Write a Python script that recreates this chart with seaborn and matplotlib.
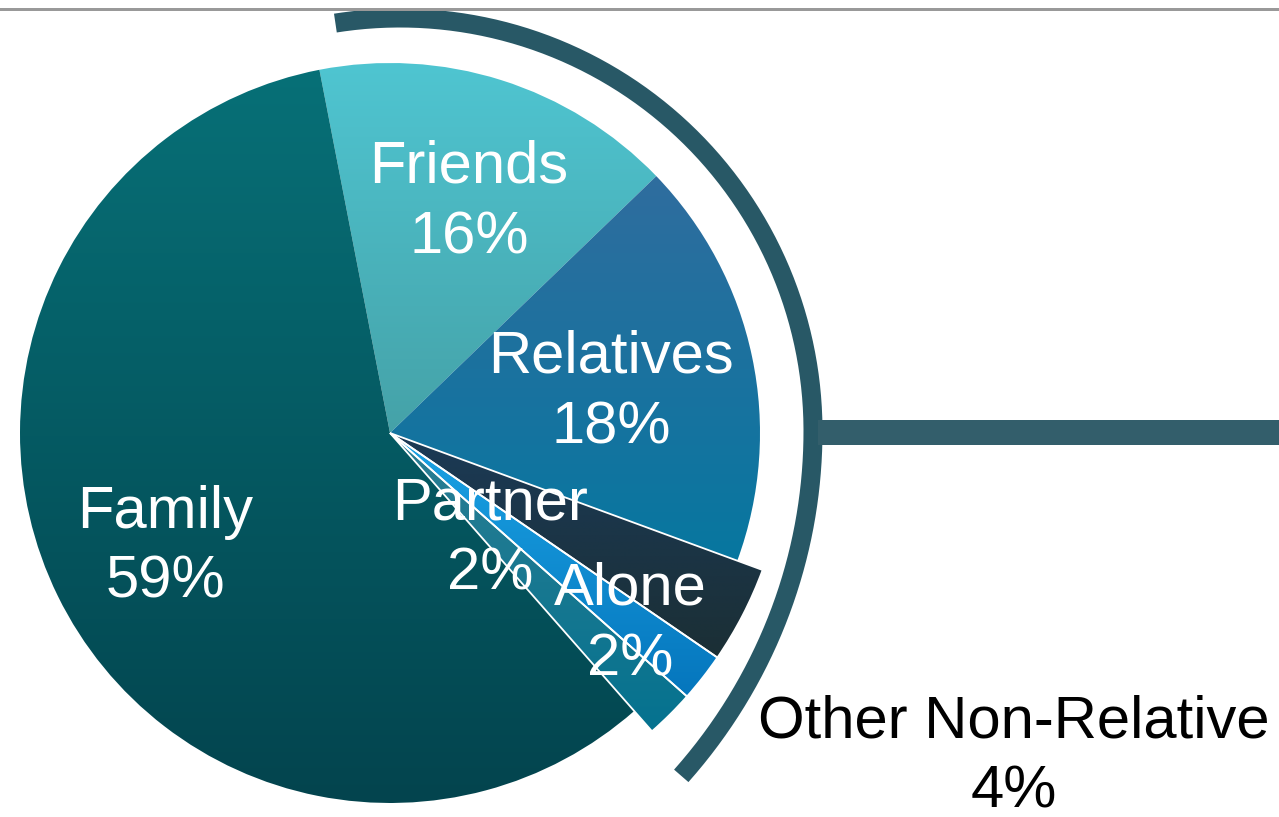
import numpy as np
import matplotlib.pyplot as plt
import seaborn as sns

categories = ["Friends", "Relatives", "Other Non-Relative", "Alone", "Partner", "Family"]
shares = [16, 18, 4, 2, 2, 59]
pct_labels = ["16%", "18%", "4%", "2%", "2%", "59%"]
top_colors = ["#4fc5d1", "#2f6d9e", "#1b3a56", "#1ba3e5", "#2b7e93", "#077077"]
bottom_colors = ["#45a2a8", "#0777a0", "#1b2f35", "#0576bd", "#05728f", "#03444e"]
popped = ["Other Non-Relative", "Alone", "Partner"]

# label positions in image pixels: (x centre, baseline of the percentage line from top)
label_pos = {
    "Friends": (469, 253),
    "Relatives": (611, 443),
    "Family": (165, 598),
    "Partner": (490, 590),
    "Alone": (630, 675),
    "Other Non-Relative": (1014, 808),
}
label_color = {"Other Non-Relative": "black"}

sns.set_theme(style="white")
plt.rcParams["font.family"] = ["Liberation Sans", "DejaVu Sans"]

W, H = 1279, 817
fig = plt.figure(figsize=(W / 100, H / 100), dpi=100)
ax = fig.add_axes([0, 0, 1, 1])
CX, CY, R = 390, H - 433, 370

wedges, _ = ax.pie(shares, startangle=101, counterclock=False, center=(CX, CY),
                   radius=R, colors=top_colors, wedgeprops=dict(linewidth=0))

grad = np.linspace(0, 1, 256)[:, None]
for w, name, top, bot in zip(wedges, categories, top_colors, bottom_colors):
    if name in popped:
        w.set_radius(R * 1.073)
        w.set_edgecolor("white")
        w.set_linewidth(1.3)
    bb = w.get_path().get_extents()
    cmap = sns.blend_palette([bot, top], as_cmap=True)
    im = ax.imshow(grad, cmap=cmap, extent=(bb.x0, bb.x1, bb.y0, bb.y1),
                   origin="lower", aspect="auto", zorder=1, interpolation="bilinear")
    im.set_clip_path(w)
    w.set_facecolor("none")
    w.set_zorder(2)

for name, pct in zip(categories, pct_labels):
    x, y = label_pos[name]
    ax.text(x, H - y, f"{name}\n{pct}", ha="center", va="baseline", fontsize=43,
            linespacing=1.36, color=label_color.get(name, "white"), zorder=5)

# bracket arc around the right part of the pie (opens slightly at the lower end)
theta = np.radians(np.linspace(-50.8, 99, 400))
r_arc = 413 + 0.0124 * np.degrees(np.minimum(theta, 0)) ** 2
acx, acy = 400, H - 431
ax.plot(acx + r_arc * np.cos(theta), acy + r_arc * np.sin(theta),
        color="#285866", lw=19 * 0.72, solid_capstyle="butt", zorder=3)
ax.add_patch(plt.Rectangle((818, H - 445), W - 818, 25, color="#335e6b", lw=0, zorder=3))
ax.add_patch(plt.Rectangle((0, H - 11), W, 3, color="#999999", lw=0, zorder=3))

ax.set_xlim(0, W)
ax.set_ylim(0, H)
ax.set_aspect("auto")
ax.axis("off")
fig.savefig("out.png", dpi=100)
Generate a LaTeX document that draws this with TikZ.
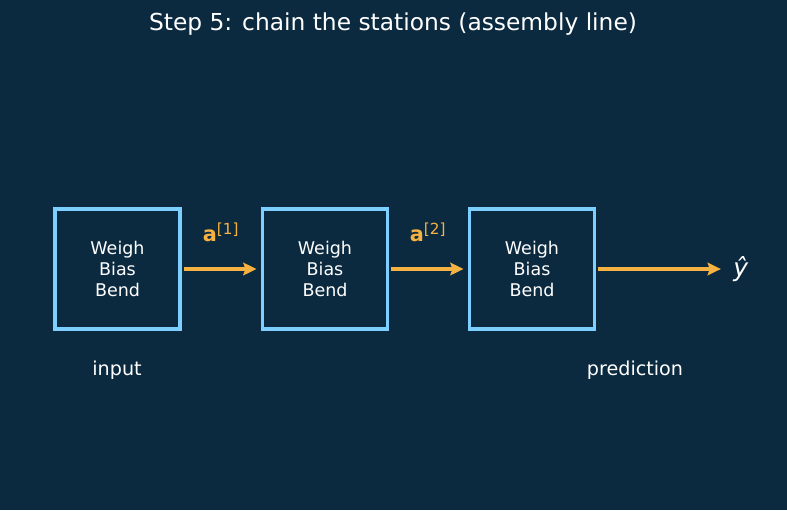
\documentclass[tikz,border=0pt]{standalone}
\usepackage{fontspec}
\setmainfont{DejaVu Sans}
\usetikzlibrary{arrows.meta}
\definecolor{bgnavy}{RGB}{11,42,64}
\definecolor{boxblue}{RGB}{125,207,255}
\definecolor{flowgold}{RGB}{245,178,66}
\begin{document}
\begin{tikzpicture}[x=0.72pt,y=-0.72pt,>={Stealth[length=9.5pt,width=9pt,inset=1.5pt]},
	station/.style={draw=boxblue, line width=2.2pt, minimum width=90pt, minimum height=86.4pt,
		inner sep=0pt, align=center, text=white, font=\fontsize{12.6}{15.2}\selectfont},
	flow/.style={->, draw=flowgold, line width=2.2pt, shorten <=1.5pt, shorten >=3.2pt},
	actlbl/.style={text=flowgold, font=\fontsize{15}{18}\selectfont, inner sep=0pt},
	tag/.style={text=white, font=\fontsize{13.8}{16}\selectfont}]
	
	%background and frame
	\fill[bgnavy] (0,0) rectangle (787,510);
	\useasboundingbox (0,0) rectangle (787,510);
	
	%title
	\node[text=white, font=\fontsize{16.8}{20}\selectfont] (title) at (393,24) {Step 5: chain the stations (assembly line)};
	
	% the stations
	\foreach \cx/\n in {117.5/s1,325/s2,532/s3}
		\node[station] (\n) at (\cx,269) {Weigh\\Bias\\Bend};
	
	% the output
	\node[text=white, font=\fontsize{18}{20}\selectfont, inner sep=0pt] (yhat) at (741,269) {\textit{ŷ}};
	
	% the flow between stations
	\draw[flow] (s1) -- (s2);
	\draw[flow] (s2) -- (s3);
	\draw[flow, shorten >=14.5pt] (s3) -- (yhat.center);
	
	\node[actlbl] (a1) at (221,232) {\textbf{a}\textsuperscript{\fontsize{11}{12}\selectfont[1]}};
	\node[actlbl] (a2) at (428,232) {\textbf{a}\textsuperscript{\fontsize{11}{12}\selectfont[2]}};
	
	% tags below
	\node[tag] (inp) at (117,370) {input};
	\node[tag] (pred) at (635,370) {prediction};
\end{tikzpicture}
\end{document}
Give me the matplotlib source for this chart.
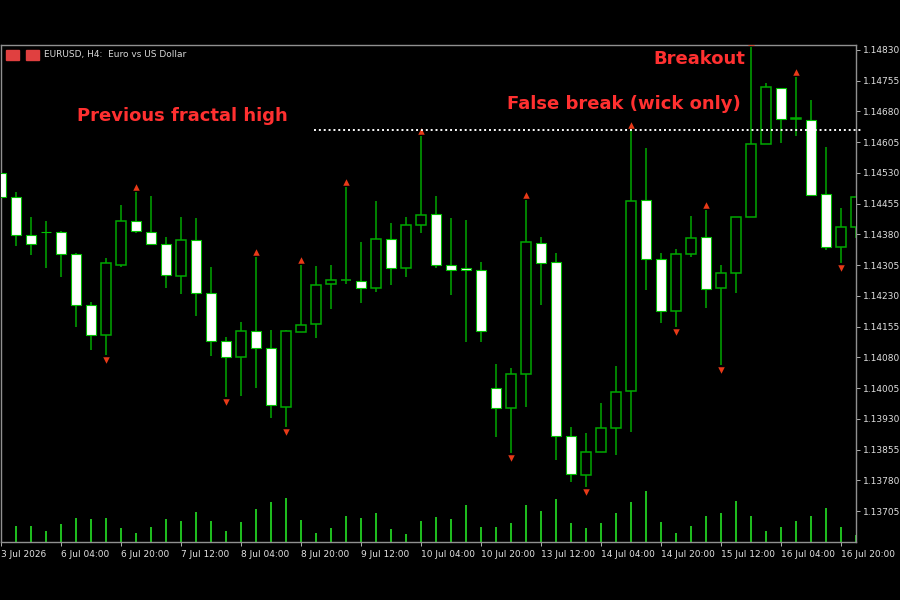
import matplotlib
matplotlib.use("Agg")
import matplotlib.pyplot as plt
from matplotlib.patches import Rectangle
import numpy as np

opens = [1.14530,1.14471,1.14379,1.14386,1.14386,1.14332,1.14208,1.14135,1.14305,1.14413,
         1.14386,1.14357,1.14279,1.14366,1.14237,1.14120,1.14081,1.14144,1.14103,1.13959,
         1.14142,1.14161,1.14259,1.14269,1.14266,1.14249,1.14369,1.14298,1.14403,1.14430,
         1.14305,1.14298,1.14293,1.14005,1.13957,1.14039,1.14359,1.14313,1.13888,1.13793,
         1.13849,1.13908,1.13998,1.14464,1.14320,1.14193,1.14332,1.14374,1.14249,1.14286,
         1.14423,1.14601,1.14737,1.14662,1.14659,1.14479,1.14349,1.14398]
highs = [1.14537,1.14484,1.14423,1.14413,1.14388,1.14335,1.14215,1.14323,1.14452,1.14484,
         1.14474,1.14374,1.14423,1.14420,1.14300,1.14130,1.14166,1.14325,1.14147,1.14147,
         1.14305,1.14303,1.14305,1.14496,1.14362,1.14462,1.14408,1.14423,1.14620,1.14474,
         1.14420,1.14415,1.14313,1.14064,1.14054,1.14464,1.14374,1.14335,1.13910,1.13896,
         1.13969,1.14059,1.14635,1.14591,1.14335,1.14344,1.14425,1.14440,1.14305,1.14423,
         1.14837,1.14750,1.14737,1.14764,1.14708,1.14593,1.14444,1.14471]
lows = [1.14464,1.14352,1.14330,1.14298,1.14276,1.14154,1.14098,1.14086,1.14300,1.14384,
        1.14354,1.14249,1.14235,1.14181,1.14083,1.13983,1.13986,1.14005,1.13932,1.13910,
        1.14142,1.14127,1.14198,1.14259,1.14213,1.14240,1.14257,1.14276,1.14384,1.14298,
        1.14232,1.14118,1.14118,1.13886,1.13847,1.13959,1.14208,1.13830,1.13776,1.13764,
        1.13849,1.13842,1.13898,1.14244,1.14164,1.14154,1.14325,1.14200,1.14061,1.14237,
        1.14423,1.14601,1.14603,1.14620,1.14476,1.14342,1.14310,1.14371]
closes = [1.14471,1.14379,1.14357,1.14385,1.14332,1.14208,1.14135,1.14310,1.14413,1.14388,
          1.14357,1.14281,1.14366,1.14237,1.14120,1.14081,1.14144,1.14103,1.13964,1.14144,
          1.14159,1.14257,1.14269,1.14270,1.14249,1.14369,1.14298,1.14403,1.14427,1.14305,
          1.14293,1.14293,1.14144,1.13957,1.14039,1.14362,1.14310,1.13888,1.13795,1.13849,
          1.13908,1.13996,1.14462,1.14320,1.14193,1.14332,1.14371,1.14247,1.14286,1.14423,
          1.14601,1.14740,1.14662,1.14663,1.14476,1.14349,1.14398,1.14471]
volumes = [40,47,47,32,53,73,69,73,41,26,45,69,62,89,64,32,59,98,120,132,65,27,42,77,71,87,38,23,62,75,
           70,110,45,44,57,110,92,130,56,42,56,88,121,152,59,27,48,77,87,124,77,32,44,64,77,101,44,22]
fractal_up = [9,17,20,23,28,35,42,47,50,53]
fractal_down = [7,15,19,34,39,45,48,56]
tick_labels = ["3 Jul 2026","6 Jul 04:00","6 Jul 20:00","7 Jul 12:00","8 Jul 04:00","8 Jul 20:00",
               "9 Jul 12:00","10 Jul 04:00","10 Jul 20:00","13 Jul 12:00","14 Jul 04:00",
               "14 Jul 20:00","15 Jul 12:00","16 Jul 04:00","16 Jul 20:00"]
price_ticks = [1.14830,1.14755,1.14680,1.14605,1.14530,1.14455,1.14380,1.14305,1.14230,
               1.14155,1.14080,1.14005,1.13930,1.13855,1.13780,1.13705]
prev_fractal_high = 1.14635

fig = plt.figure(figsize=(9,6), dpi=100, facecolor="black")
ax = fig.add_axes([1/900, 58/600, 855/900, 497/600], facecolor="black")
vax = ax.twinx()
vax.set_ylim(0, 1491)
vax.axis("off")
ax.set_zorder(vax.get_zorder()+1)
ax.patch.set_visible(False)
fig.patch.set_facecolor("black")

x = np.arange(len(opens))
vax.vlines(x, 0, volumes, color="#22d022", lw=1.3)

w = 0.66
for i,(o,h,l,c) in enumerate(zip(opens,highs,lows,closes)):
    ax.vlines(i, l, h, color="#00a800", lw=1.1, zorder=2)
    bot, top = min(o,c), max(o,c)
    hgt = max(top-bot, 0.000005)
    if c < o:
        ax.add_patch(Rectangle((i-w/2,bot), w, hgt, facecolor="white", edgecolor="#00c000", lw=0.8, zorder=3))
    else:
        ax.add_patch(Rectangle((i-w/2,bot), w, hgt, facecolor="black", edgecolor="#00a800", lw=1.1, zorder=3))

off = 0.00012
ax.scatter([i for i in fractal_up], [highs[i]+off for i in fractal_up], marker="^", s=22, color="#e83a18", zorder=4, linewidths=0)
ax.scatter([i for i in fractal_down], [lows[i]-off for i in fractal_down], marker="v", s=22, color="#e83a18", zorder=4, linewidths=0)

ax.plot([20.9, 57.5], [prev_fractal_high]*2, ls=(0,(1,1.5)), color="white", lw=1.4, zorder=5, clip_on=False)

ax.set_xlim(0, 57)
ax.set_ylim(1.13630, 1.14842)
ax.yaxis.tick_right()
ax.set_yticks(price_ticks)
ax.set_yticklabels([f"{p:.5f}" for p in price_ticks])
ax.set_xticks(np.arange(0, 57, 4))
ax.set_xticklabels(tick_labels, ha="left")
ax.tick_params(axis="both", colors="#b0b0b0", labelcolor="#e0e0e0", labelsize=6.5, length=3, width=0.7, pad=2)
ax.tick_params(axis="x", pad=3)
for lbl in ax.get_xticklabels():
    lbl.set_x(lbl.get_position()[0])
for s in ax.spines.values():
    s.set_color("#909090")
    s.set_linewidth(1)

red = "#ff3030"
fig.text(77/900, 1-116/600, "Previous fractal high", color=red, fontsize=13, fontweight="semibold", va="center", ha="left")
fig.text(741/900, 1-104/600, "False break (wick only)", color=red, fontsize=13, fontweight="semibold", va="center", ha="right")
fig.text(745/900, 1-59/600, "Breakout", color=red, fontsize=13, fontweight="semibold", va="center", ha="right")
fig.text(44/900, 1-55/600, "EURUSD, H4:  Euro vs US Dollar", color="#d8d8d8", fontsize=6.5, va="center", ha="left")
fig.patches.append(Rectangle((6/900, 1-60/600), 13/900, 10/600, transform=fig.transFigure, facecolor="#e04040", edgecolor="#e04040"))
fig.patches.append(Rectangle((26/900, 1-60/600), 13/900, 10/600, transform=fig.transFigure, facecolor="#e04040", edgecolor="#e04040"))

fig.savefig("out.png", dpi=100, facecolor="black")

§ **EXERCISE REQUIREMENTS**:
Set the lines above down again, word for word, from the first through the one containing "radius=R, colors=top_colors, wedgeprops=dict(linewidth=0))"; pictures excluded.

§ **RESULT FOR THIS TASK**:
Write a Python script that recreates this chart with seaborn and matplotlib.
import numpy as np
import matplotlib.pyplot as plt
import seaborn as sns

categories = ["Friends", "Relatives", "Other Non-Relative", "Alone", "Partner", "Family"]
shares = [16, 18, 4, 2, 2, 59]
pct_labels = ["16%", "18%", "4%", "2%", "2%", "59%"]
top_colors = ["#4fc5d1", "#2f6d9e", "#1b3a56", "#1ba3e5", "#2b7e93", "#077077"]
bottom_colors = ["#45a2a8", "#0777a0", "#1b2f35", "#0576bd", "#05728f", "#03444e"]
popped = ["Other Non-Relative", "Alone", "Partner"]

# label positions in image pixels: (x centre, baseline of the percentage line from top)
label_pos = {
    "Friends": (469, 253),
    "Relatives": (611, 443),
    "Family": (165, 598),
    "Partner": (490, 590),
    "Alone": (630, 675),
    "Other Non-Relative": (1014, 808),
}
label_color = {"Other Non-Relative": "black"}

sns.set_theme(style="white")
plt.rcParams["font.family"] = ["Liberation Sans", "DejaVu Sans"]

W, H = 1279, 817
fig = plt.figure(figsize=(W / 100, H / 100), dpi=100)
ax = fig.add_axes([0, 0, 1, 1])
CX, CY, R = 390, H - 433, 370

wedges, _ = ax.pie(shares, startangle=101, counterclock=False, center=(CX, CY),
                   radius=R, colors=top_colors, wedgeprops=dict(linewidth=0))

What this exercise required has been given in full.